The singing is the disc’s great glory, and it comes in radically different flavors. Nuria Rial’s voice in “La dama d’Aragó” — cool, lithe, Catalonian in its restraint — brings to mind Netania Davrath’s extraordinary accounts of the Canteloube Songs of the Auvergne, that same quality of a voice that seems to have grown directly from a particular landscape. Misia is something else entirely: her smoky, guttural instrument in “Rosa Negra” and “Amor de Mel” carries the weight of Lisbon’s longing without a gram of sentimentality. There’s a hint of Piaf in the phrasing, yes, but also that scorched, visceral quality you hear in the most throat-rasping passages of Falla’s El amor brujo — a sound that comes from somewhere south of mastery.
Vincenzo Capezzuto may be the disc’s most startling presence. His voice adapts — genuinely adapts, not merely adjusts — to whatever linguistic and emotional world the music inhabits. In “Agapimu,” paired with trumpet, he achieves something I’m not sure I can adequately describe: a kind of luminous androgyny that feels simultaneously ancient and immediate.

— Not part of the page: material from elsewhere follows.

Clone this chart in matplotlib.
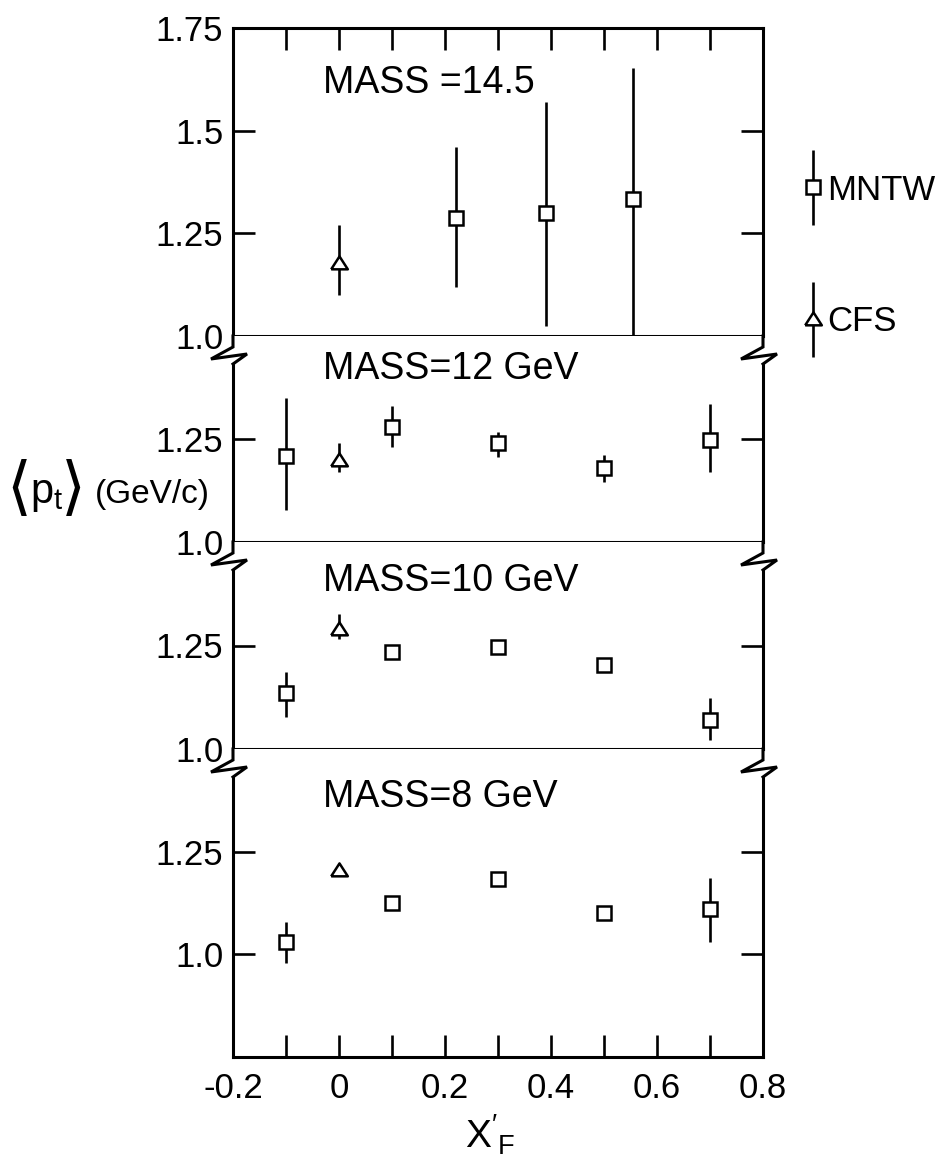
import numpy as np
import matplotlib
matplotlib.use("Agg")
import matplotlib.pyplot as plt
from matplotlib.lines import Line2D
from matplotlib.container import ErrorbarContainer
from matplotlib.legend_handler import HandlerErrorbar

plt.rcParams["font.family"] = ["Liberation Sans", "DejaVu Sans"]
plt.rcParams["mathtext.fontset"] = "custom"
plt.rcParams["mathtext.rm"] = "Liberation Sans"
plt.rcParams["mathtext.it"] = "Liberation Sans:italic"

# values: <pt> vs x'_F, error bar ends as lo / hi
mass_labels = ["MASS =14.5", "MASS=12 GeV", "MASS=10 GeV", "MASS=8 GeV"]
ylims = [(1.0, 1.75), (1.0, 1.5), (1.0, 1.5), (0.75, 1.5)]
yticks = [[1.0, 1.25, 1.5, 1.75], [1.0, 1.25], [1.0, 1.25], [1.0, 1.25]]

# MNTW (squares)
m145_x = [0.22, 0.39, 0.555]
m145_pt = [1.287, 1.300, 1.333]
m145_lo = [1.120, 1.024, 1.000]
m145_hi = [1.460, 1.570, 1.653]

m12_x = [-0.1, 0.1, 0.3, 0.5, 0.7]
m12_pt = [1.209, 1.280, 1.241, 1.180, 1.248]
m12_lo = [1.078, 1.230, 1.207, 1.146, 1.170]
m12_hi = [1.350, 1.330, 1.268, 1.212, 1.334]

m10_x = [-0.1, 0.1, 0.3, 0.5, 0.7]
m10_pt = [1.136, 1.234, 1.246, 1.204, 1.070]
m10_lo = [1.078, 1.224, 1.236, 1.194, 1.022]
m10_hi = [1.185, 1.244, 1.256, 1.214, 1.124]

m8_x = [-0.1, 0.1, 0.3, 0.5, 0.7]
m8_pt = [1.029, 1.124, 1.183, 1.100, 1.110]
m8_lo = [0.980, 1.114, 1.173, 1.090, 1.030]
m8_hi = [1.078, 1.134, 1.193, 1.110, 1.187]

# CFS (triangles), one point per mass at x'_F = 0
cfs_x = [0.0, 0.0, 0.0, 0.0]
cfs_pt = [1.178, 1.200, 1.290, 1.205]
cfs_lo = [1.100, 1.170, 1.265, 1.195]
cfs_hi = [1.270, 1.241, 1.326, 1.215]

mntw = [
    (m145_x, m145_pt, m145_lo, m145_hi),
    (m12_x, m12_pt, m12_lo, m12_hi),
    (m10_x, m10_pt, m10_lo, m10_hi),
    (m8_x, m8_pt, m8_lo, m8_hi),
]
label_y = [1.616, 1.419, 1.407, 1.382]

W, H = 949, 1164
fig = plt.figure(figsize=(W / 100, H / 100), dpi=100, facecolor="white")

left_px, right_px = 233, 763
edges_px = [28, 336, 542, 749, 1057]
tri = [(-1, -0.7), (1, -0.7), (0, 0.85), (-1, -0.7)]
LW = 2.2
TICK_FS = 25

axes = []
handles = []
for i in range(4):
    top, bot = edges_px[i], edges_px[i + 1]
    ax = fig.add_axes([left_px / W, 1 - bot / H, (right_px - left_px) / W, (bot - top) / H])
    axes.append(ax)
    ax.set_xlim(-0.2, 0.8)
    ax.set_ylim(*ylims[i])

    x, y, lo, hi = mntw[i]
    y = np.array(y)
    err = [y - np.array(lo), np.array(hi) - y]
    h1 = ax.errorbar(x, y, yerr=err, fmt="s", color="black", ms=9.5, mfc="white",
                     mew=1.8, elinewidth=1.9, capsize=0)
    h2 = ax.errorbar([cfs_x[i]], [cfs_pt[i]],
                     yerr=[[cfs_pt[i] - cfs_lo[i]], [cfs_hi[i] - cfs_pt[i]]],
                     fmt="", marker=tri, linestyle="none", color="black", ms=12,
                     mfc="white", mec="black", mew=1.8, elinewidth=1.9, capsize=0)
    if i == 0:
        handles = [h1, h2]

    ax.text(-0.03, label_y[i], mass_labels[i], fontsize=27, va="center", ha="left")

    for s in ax.spines.values():
        s.set_linewidth(LW)
    if i > 0:
        ax.spines["top"].set_visible(False)

    ax.set_yticks(yticks[i])
    ax.set_yticklabels([("%g" % v) if v != 1.0 else "1.0" for v in yticks[i]])
    ax.tick_params(axis="y", direction="in", length=16, width=1.9, left=True, right=True,
                   labelsize=TICK_FS, pad=7)

    xt = np.round(np.arange(-0.2, 0.81, 0.1), 1)
    ax.set_xticks(xt)
    if i == 3:
        ax.set_xticklabels([("%g" % v if k % 2 == 0 else "") for k, v in enumerate(xt)])
        ax.tick_params(axis="x", direction="in", length=16, width=1.9, bottom=True,
                       top=False, labelsize=TICK_FS, pad=11)
    elif i == 0:
        ax.tick_params(axis="x", direction="in", length=16, width=1.9, bottom=False,
                       top=True, labelbottom=False)
    else:
        ax.tick_params(axis="x", bottom=False, top=False, labelbottom=False)

    # axis break: zigzag just under the panel boundary
    if i > 0:
        gap = 28
        y0, y1 = ylims[i]
        ax.spines["left"].set_bounds(y0, y1 - gap / (bot - top) * (y1 - y0))
        ax.spines["right"].set_bounds(y0, y1 - gap / (bot - top) * (y1 - y0))
        zz = [(0, 0), (0, 11), (-22, 23), (14, 18), (0, gap)]
        for xs in (left_px, right_px):
            fx = [(xs + dx) / W for dx, dy in zz]
            fy = [1 - (top + dy) / H for dx, dy in zz]
            fig.add_artist(Line2D(fx, fy, color="black", lw=LW,
                                  transform=fig.transFigure, solid_joinstyle="miter"))

axes[0].legend(handles=handles, labels=["MNTW", "CFS"], loc="center left",
               bbox_to_anchor=(801 / W, 1 - 256 / H), bbox_transform=fig.transFigure,
               frameon=False, borderaxespad=0, borderpad=0, handlelength=0.7,
               handletextpad=0.05, labelspacing=2.85, numpoints=1, fontsize=25,
               handler_map={ErrorbarContainer: HandlerErrorbar(yerr_size=1.08)})

# y label: <p_t> (GeV/c)
fig.text(6 / W, 1 - 490 / H, "\u27e8", fontsize=46, family="DejaVu Sans",
         ha="left", va="center")
fig.text(30 / W, 1 - 494 / H, r"$\mathrm{p_t}$", fontsize=30, ha="left", va="center")
fig.text(61 / W, 1 - 490 / H, "\u27e9", fontsize=46, family="DejaVu Sans",
         ha="left", va="center")
fig.text(95 / W, 1 - 495 / H, "(GeV/c)", fontsize=24, ha="left", va="center")
fig.text(490 / W, 1 - 1135 / H, r"$\mathrm{X'_F}$", fontsize=28, ha="center", va="center")

fig.savefig("out.png", dpi=100, facecolor="white")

The improvisation “Güneş & ay” for qanun and saz briefly destabilizes everything, introducing bluesy inflections that seem to arrive from outside the disc’s established frame of reference. I’m not sure it entirely works. But then again, destabilization may be precisely the point.
A quibble worth making: Portugal sits on the Atlantic, not the Mediterranean, and including Portuguese music and musicians while invoking the mare nostrum requires a certain geographical generosity. But cultural influence has never respected coastlines, and anyone who has heard Fado will understand why Pluhar wanted it in the conversation.
The booklet essay, prefaced with “The sea does not separate cultures, it connects them,” is unusually good — the kind of writing that actually illuminates rather than merely decorates. The deluxe edition includes a bonus DVD. Get that one.
This is cross-cultural music-making that earns its ambitions. Enthusiastically recommended.